Exercise prompt: Retype exactly what runs from the first line of the data to the line with "from matplotlib.ticker import FuncFormatter", keeping both of those lines and skipping pictures.

%%

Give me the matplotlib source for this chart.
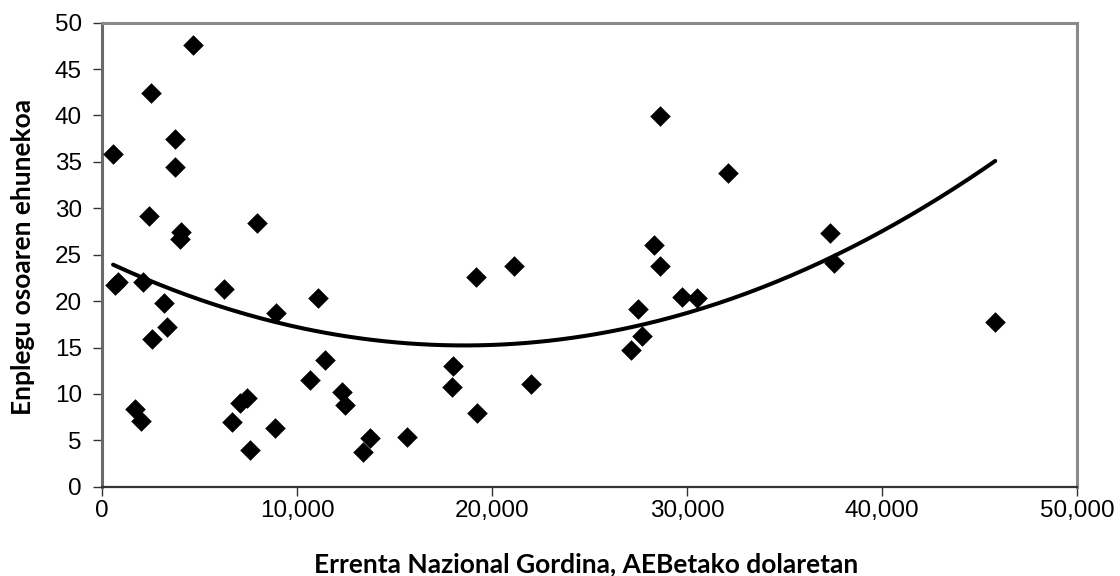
import numpy as np
import matplotlib.pyplot as plt
from matplotlib.ticker import FuncFormatter

# Gross national income (USD) vs. employment share (%)
gni = [4674, 2486, 3718, 565, 3750, 2414, 4058, 3990, 7946, 668,
       806, 2106, 6266, 3169, 3339, 2537, 8922, 11063, 19193, 11438,
       10683, 17976, 17925, 12296, 12450, 19209, 1715, 2024, 7072, 7447,
       6677, 8885, 7601, 13765, 13405, 15650, 28634, 32096, 37350, 37530,
       28316, 28634, 21135, 29759, 30494, 27489, 27668, 27124, 45808, 22008]
share = [47.6, 42.4, 37.5, 35.8, 34.4, 29.2, 27.5, 26.7, 28.4, 21.7,
         22.1, 22.1, 21.3, 19.8, 17.2, 15.9, 18.7, 20.3, 22.6, 13.7,
         11.5, 13.0, 10.7, 10.2, 8.8, 7.9, 8.4, 7.1, 9.0, 9.6,
         7.0, 6.3, 4.0, 5.3, 3.7, 5.4, 39.9, 33.8, 27.3, 24.1,
         26.0, 23.8, 23.8, 20.4, 20.3, 19.1, 16.2, 14.7, 17.8, 11.1]

x_label = "Errenta Nazional Gordina, AEBetako dolaretan"
y_label = "Enplegu osoaren ehunekoa"

gni = np.array(gni)
share = np.array(share)

fig = plt.figure(figsize=(11.2, 5.76), dpi=100)
ax = fig.add_axes([0.0911, 0.155, 0.8705, 0.8056])

ax.scatter(gni, share, marker='D', s=110, color='black', zorder=3, linewidths=0)

# second order trend line
coef = np.polyfit(gni, share, 2)
xs = np.linspace(gni.min(), gni.max(), 300)
ax.plot(xs, np.polyval(coef, xs), color='black', lw=2.9, zorder=2,
        solid_capstyle='round')

ax.set_xlim(0, 50000)
ax.set_ylim(0, 50)
ax.set_xticks(np.arange(0, 50001, 10000))
ax.set_yticks(np.arange(0, 51, 5))
ax.xaxis.set_major_formatter(FuncFormatter(lambda v, p: f"{int(v):,}"))

ax.spines['left'].set_color('#6a6a6a')
ax.spines['left'].set_linewidth(2.2)
ax.spines['bottom'].set_color('#333333')
ax.spines['bottom'].set_linewidth(1.6)
for s in ['top', 'right']:
    ax.spines[s].set_color('#8a8a8a')
    ax.spines[s].set_linewidth(2.2)

ax.tick_params(axis='both', direction='out', length=6.5, width=1.0, color='#333333',
               labelsize=17.5, labelcolor='black')
ax.tick_params(axis='x', pad=3)
ax.tick_params(axis='y', pad=8)
for lab in ax.get_xticklabels() + ax.get_yticklabels():
    lab.set_fontfamily('Liberation Sans')

ax.set_xlabel(x_label, fontfamily='Lato', fontweight='bold', fontsize=19)
ax.set_ylabel(y_label, fontfamily='Lato', fontweight='bold', fontsize=19)
ax.xaxis.set_label_coords(0.497, -0.141)
ax.yaxis.set_label_coords(-0.069, 0.495)

fig.savefig('out.png', dpi=100)
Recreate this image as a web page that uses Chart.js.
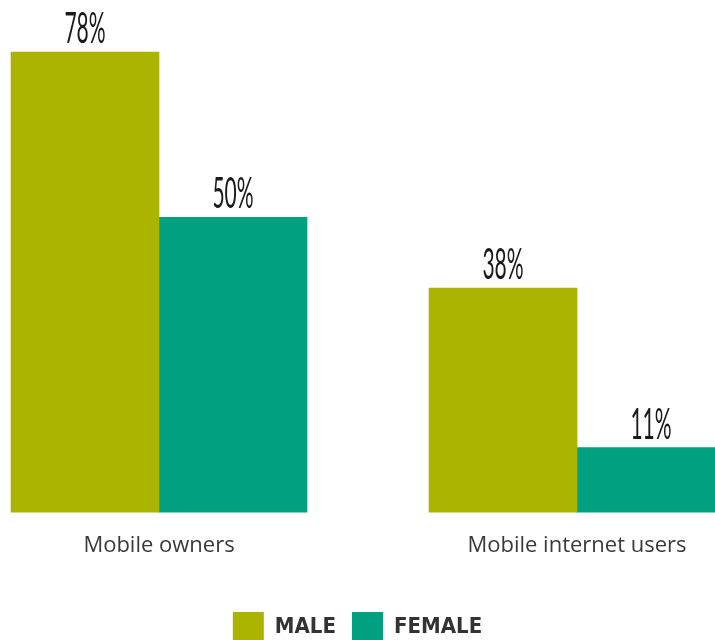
<!DOCTYPE html>
<html>
<head>
<meta charset="utf-8">
<script src="https://cdn.jsdelivr.net/npm/chart.js@4"></script>
<style>
  html, body { margin: 0; padding: 0; background: #fff; overflow: hidden; }
  #wrap { width: 715px; height: 653px; }
</style>
</head>
<body>
<div id="wrap"><canvas id="myChart" width="715" height="653"></canvas></div>
<script>
// Share of men and women owning a mobile / using mobile internet (%)
const categories = ['Mobile owners', 'Mobile internet users'];
const maleValues = [78, 38];
const femaleValues = [50, 11];
const seriesNames = ['MALE', 'FEMALE'];

const MALE_COLOR = '#abb400';
const FEMALE_COLOR = '#00a080';

// Turn a value list into {x, y} points on the numeric x axis
function toPoints(values) {
    return values.map((v, i) => ({ x: i, y: v }));
}

// Draws the "78%" style labels above each bar in a narrow face
const valueLabels = {
    id: 'valueLabels',
    afterDatasetsDraw(chart) {
        const ctx = chart.ctx;
        ctx.save();
        ctx.font = '400 42px Lato, "Liberation Sans", sans-serif';
        ctx.fillStyle = '#1a1a1a';
        ctx.textAlign = 'center';
        ctx.textBaseline = 'alphabetic';
        chart.data.datasets.forEach((ds, di) => {
            const meta = chart.getDatasetMeta(di);
            meta.data.forEach((bar, i) => {
                const text = ds.data[i].y + '%';
                ctx.save();
                ctx.translate(bar.x, bar.y - 9);
                ctx.scale(0.5, 1);
                ctx.fillText(text, 0, 0);
                ctx.restore();
            });
        });
        ctx.restore();
    }
};

const ctx = document.getElementById('myChart').getContext('2d');
const myChart = new Chart(ctx, {
    type: 'bar',
    data: {
        datasets: [{
            label: seriesNames[0],
            data: toPoints(maleValues),
            backgroundColor: MALE_COLOR,
            borderWidth: 0
        }, {
            label: seriesNames[1],
            data: toPoints(femaleValues),
            backgroundColor: FEMALE_COLOR,
            borderWidth: 0
        }]
    },
    options: {
        responsive: false,
        animation: false,
        barThickness: 148,
        layout: { padding: 0 },
        scales: {
            x: {
                type: 'linear',
                offset: false,
                min: -0.3804,
                max: 1.3301,
                grid: { display: false, offset: false },
                border: { display: false },
                afterBuildTicks: (scale) => {
                    scale.ticks = categories.map((c, i) => ({ value: i }));
                },
                afterFit: (scale) => {
                    scale.height += 25;
                },
                ticks: {
                    autoSkip: false,
                    maxRotation: 0,
                    padding: 12,
                    color: '#3a3a3a',
                    font: { family: '"Open Sans", Lato, sans-serif', size: 22 },
                    callback: (v) => categories[v]
                }
            },
            y: {
                display: false,
                min: 0,
                max: 86.8
            }
        },
        plugins: {
            tooltip: { enabled: false },
            legend: {
                position: 'bottom',
                labels: {
                    boxWidth: 31,
                    boxHeight: 31,
                    padding: 16,
                    color: '#333333',
                    font: {
                        family: '"Liberation Sans Narrow", "DejaVu Sans Condensed", Roboto, sans-serif',
                        size: 22,
                        weight: 'bold'
                    }
                }
            }
        }
    },
    plugins: [valueLabels]
});
</script>
</body>
</html>
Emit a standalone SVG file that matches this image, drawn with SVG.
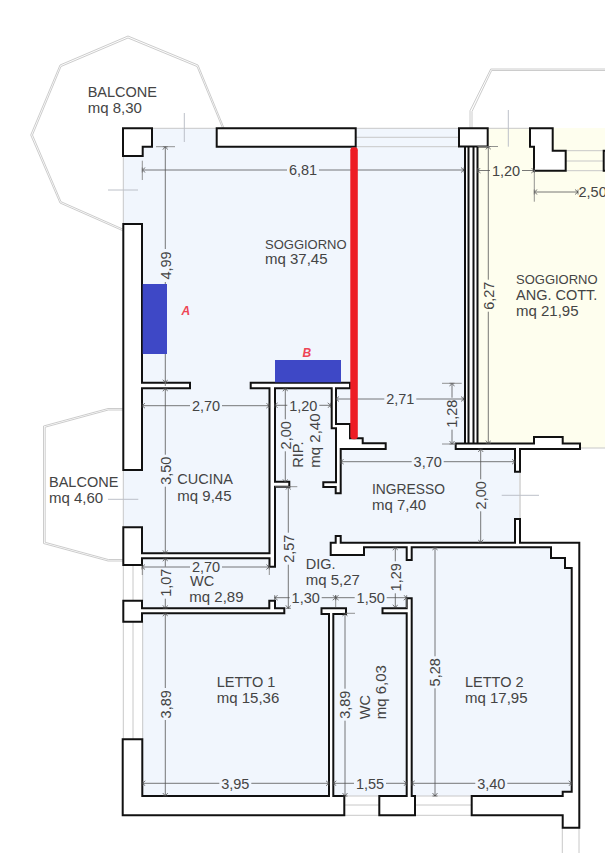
<svg xmlns="http://www.w3.org/2000/svg" width="605" height="853" viewBox="0 0 605 853">
<style>
.wall{fill:#fff;stroke:#111;stroke-width:2;stroke-linejoin:miter}
.line{fill:none;stroke:#111;stroke-width:2}
.bal{fill:none;stroke:#c6c6c6;stroke-width:.9}
.win{fill:none;stroke:#c8c8c8;stroke-width:1}
.dim{fill:none;stroke:#555;stroke-width:.8;marker-start:url(#a);marker-end:url(#a)}
.ext{fill:none;stroke:#777;stroke-width:.8}
.tk{fill:none;stroke:#bcc0c8;stroke-width:1}
text{font-family:"Liberation Sans",Arial,sans-serif;font-size:14.5px;fill:#444}
.m{font-size:15px}
.s{font-size:13px}
.d{text-anchor:middle}
.lab{font-size:12px;font-weight:bold;font-style:italic;fill:#ee4455}
</style>
<defs><marker id="a" viewBox="-4 -3 8 6" markerWidth="8" markerHeight="6" orient="auto-start-reverse" markerUnits="userSpaceOnUse"><path d="M-3,-2.500L0,0L-3,2.500M0,-2.500V2.500" fill="none" stroke="#444" stroke-width=".7"/></marker></defs>
<rect width="605" height="853" fill="#fff"/>
<g id="floors">
<path d="M123,128H490V444H520V543H572V796H142V565H123Z" fill="#f1f6fd"/>
<path d="M478,128H605V448H478Z" fill="#fefeee"/>
</g>
<g id="balconies">
<path class="bal" d="M122.700,230.700L60,203L30.700,135L60,65L128,36L198,65L224,128"/>
<path class="bal" d="M122.700,229L61,201.700L32.500,135L61,66.500L128,38L197,66.500L222.500,128"/>
<path class="bal" d="M123.300,408.500H108L43.500,426V543.500L108,561H123.300"/>
<path class="bal" d="M123.300,410H108.300L45.200,427.200V542.300L108.300,559.500H123.300"/>
<path class="bal" d="M470,128V110.700L490.700,69H605"/>
<path class="bal" d="M472,128V111.500L491.700,70.500H605"/>
<path class="win" d="M152,128.300H217M123.300,156V224M123.300,470V527M355,128.300H459M355,137.300H459M355,146.700H459M487,128.300H530M566,150.700H604M566,161H604M566,170.700H604M123.300,565V601M133,565V601M142.700,565V601M123.300,621V740M133,621V740M142.700,621V740M344.300,805H379.300M344.300,815.300H379.300M415,805H471.700M415,815.300H471.700M562.300,828V853M579,828V853M580,448H605M345,796H379M415,796H471"/>
<path d="M520,472V519" fill="none" stroke="#dcdcdc" stroke-width="2"/>
</g>
<g id="ticks">
<path class="tk" d="M184.300,113V142M108,190H138M508.300,110V146.700M108,499.300H138.300M501.700,495.300H539"/>
</g>
<g id="walls">
<path class="wall" d="M123,128.300H152V146.700H142.700V156H123Z"/>
<path class="wall" d="M216.700,128.300H355.700V146.700H216.700Z"/>
<rect x="465" y="146" width="12.500" height="298" fill="#fff"/>
<path class="wall" d="M459,128.300H487.700V146.500H459Z"/>
<path class="line" d="M465,146.500V444M468.500,146.500V444M473.500,146.500V444M477.500,146.500V444"/>
<path class="wall" d="M530,128.300H552.700V150.700H565.700V170.700H534V146.700H530Z"/>
<path class="wall" d="M606,150.700H603.700V170.700H606"/>
<path class="wall" d="M123.300,224H142V382.700H190V388.300H142V470H123.300Z"/>
<path class="wall" d="M123.300,527.300H142V553.300H269.500V388.300H250.700V382.700H350V388.300H336V424H350V438.300H362.700V443.300H385.700V449H340.700V493.300H335.700V487H323.300V482.300H336V428.300H331.700V388.300H275V481.700H289.300V486.700H275V566.700H269.500V558.300H142V565H123.300Z"/>
<path class="wall" d="M455.700,443.500H534V437H562.700V443.500H580V449H520V471.700H515V449H455.700Z"/>
<path class="wall" d="M330.700,542.700H335.700V536H340.700V542.700H515V519H520V542.700H579.300V827.700H562.700V815.300H471.700V796H562.700V791.700H571.700V568H565V558H551V547.300H411.700V560H406.700V547.300H364V555H330.700Z"/>
<path class="wall" d="M123.300,600.700H142V608.300H269.300V600.700H275V608.300H284.300V613.300H142V621.700H123.300Z"/>
<path class="wall" d="M122.700,739.300H142.300V796H329V614H321.500V608.300H346V614H333.300V796H344.300V815.300H122.700Z"/>
<path class="wall" d="M379.300,796H406.700V613.300H382.500V608.300H406.700V598.300H411.700V796H415V815.300H379.300Z"/>
</g>
<g id="connectors">
<path class="dim" d="M142.300,170H287M319,170H464"/>
<path class="dim" d="M477.500,170.500H490M522,170.500H534.300"/>
<path class="dim" d="M534.300,192H578"/>
<path class="dim" d="M165.300,146.700V249M165.300,282V382.700"/>
<path class="dim" d="M142,405.700H190M222,405.700H269.300"/>
<path class="dim" d="M165.300,388.300V454.700M165.300,486.700V553.300"/>
<path class="dim" d="M142,567H190M222,567H269.300"/>
<path class="dim" d="M165.300,558.300V566.700M165.300,598.700V608.300"/>
<path class="dim" d="M165.300,613.300V688M165.300,720V796"/>
<path class="dim" d="M142.300,783.300H219.300M251.300,783.300H329"/>
<path class="dim" d="M274.700,405.300H287.300M319.300,405.300H330.700"/>
<path class="dim" d="M285.300,388.300V419.300M285.300,451.300V482.300"/>
<path class="dim" d="M288.300,486.700V532.700M288.300,564.700V608.300"/>
<path class="dim" d="M274.700,597.700H289.700M321.700,597.700H335.700"/>
<path class="dim" d="M335.700,597.700H354.700M386.700,597.700H406.700"/>
<path class="dim" d="M336,399H384.300M416.300,399H464"/>
<path class="dim" d="M340.700,461.700H411.700M443.700,461.700H515"/>
<path class="dim" d="M452,383.300V397.700M452,429.700V444"/>
<path class="dim" d="M488.300,146.500V279.700M488.300,311.700V443.500"/>
<path class="dim" d="M480.700,449V479.300M480.700,511.300V542.700"/>
<path class="dim" d="M395.300,547.300V561.300M395.300,593.300V607.700"/>
<path class="dim" d="M435,547.300V656.300M435,688.300V796"/>
<path class="dim" d="M345,613.300V688.700M345,720.700V796"/>
<path class="dim" d="M333.300,783.300H354M386,783.300H406.700"/>
<path class="dim" d="M411.700,783.300H475.300M507.300,783.300H571.700"/>
<path class="ext" d="M142.300,160.700V180M534.300,170V201.700M156,146.700H175M477.500,146.500H498M142.300,567V575M269.300,567V575M442,383.300H461.700M442,444H456M275,486.700H297.300M346,613.300H355M335.700,597.700V607M406.700,598V608M165.300,380V386"/>
</g>
<g id="labels">
<text x="87.700" y="97.300">BALCONE</text><text class="m" x="87.700" y="112.700">mq 8,30</text>
<text class="s" x="265" y="249.300">SOGGIORNO</text><text class="m" x="265" y="264.300">mq 37,45</text>
<text class="s" x="516" y="284">SOGGIORNO</text><text x="516" y="300">ANG. COTT.</text><text class="m" x="516" y="316">mq 21,95</text>
<text x="49" y="486.700">BALCONE</text><text class="m" x="49" y="502.700">mq 4,60</text>
<text x="177.300" y="484">CUCINA</text><text class="m" x="177.300" y="500.700">mq 9,45</text>
<text x="372" y="494" textLength="73" lengthAdjust="spacingAndGlyphs">INGRESSO</text><text class="m" x="372" y="510">mq 7,40</text>
<text x="190" y="585.700">WC</text><text class="m" x="189.300" y="601.700">mq 2,89</text>
<text x="305.700" y="569">DIG.</text><text class="m" x="305.700" y="585">mq 5,27</text>
<text x="216.700" y="687.300">LETTO 1</text><text class="m" x="216.700" y="703.300">mq 15,36</text>
<text x="465" y="687.300">LETTO 2</text><text class="m" x="465" y="703.300">mq 17,95</text>
<text transform="translate(303.300,467.700) rotate(-90)">RIP.</text><text class="m" transform="translate(320,467.700) rotate(-90)">mq 2,40</text>
<text transform="translate(370,719.300) rotate(-90)">WC</text><text class="m" transform="translate(386,719.300) rotate(-90)">mq 6,03</text>
<text class="d" x="303" y="175.200">6,81</text>
<text class="d" x="506" y="175.700">1,20</text>
<text x="578.500" y="197.200">2,50</text>
<text class="d" x="206" y="410.900">2,70</text>
<text class="d" x="303.300" y="410.500">1,20</text>
<text class="d" x="400.300" y="404.200">2,71</text>
<text class="d" x="427.700" y="466.900">3,70</text>
<text class="d" x="206" y="572.200">2,70</text>
<text class="d" x="305.700" y="602.900">1,30</text>
<text class="d" x="370.700" y="602.900">1,50</text>
<text class="d" x="235.300" y="788.500">3,95</text>
<text class="d" x="370" y="788.500">1,55</text>
<text class="d" x="491.300" y="788.500">3,40</text>
<text class="d" transform="translate(170.500,265.500) rotate(-90)">4,99</text>
<text class="d" transform="translate(170.500,470.700) rotate(-90)">3,50</text>
<text class="d" transform="translate(170.500,582.700) rotate(-90)">1,07</text>
<text class="d" transform="translate(170.500,704.300) rotate(-90)">3,89</text>
<text class="d" transform="translate(350.200,704.700) rotate(-90)">3,89</text>
<text class="d" transform="translate(290.500,435.300) rotate(-90)">2,00</text>
<text class="d" transform="translate(293.500,548.700) rotate(-90)">2,57</text>
<text class="d" transform="translate(457.200,413.700) rotate(-90)">1,28</text>
<text class="d" transform="translate(493.500,295.700) rotate(-90)">6,27</text>
<text class="d" transform="translate(485.900,495.300) rotate(-90)">2,00</text>
<text class="d" transform="translate(400.500,577.300) rotate(-90)">1,29</text>
<text class="d" transform="translate(440.200,672.300) rotate(-90)">5,28</text>
</g>
<g id="markers">
<rect x="142.700" y="284" width="24.300" height="70" fill="#3e48c6"/>
<rect x="275" y="360" width="66" height="22.300" fill="#3e48c6"/>
<rect x="350.300" y="147.300" width="7.500" height="292" rx="3" fill="#ed1c24"/>
<text class="lab" x="181.500" y="315">A</text>
<text class="lab" x="302.500" y="356.700">B</text>
</g>
</svg>
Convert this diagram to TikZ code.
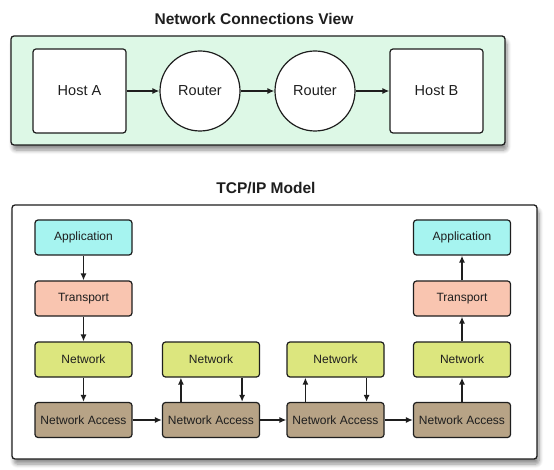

%%

Exercise solution:
Give me the matplotlib source for this chart.
import numpy as np
import matplotlib.pyplot as plt
from matplotlib.ticker import FuncFormatter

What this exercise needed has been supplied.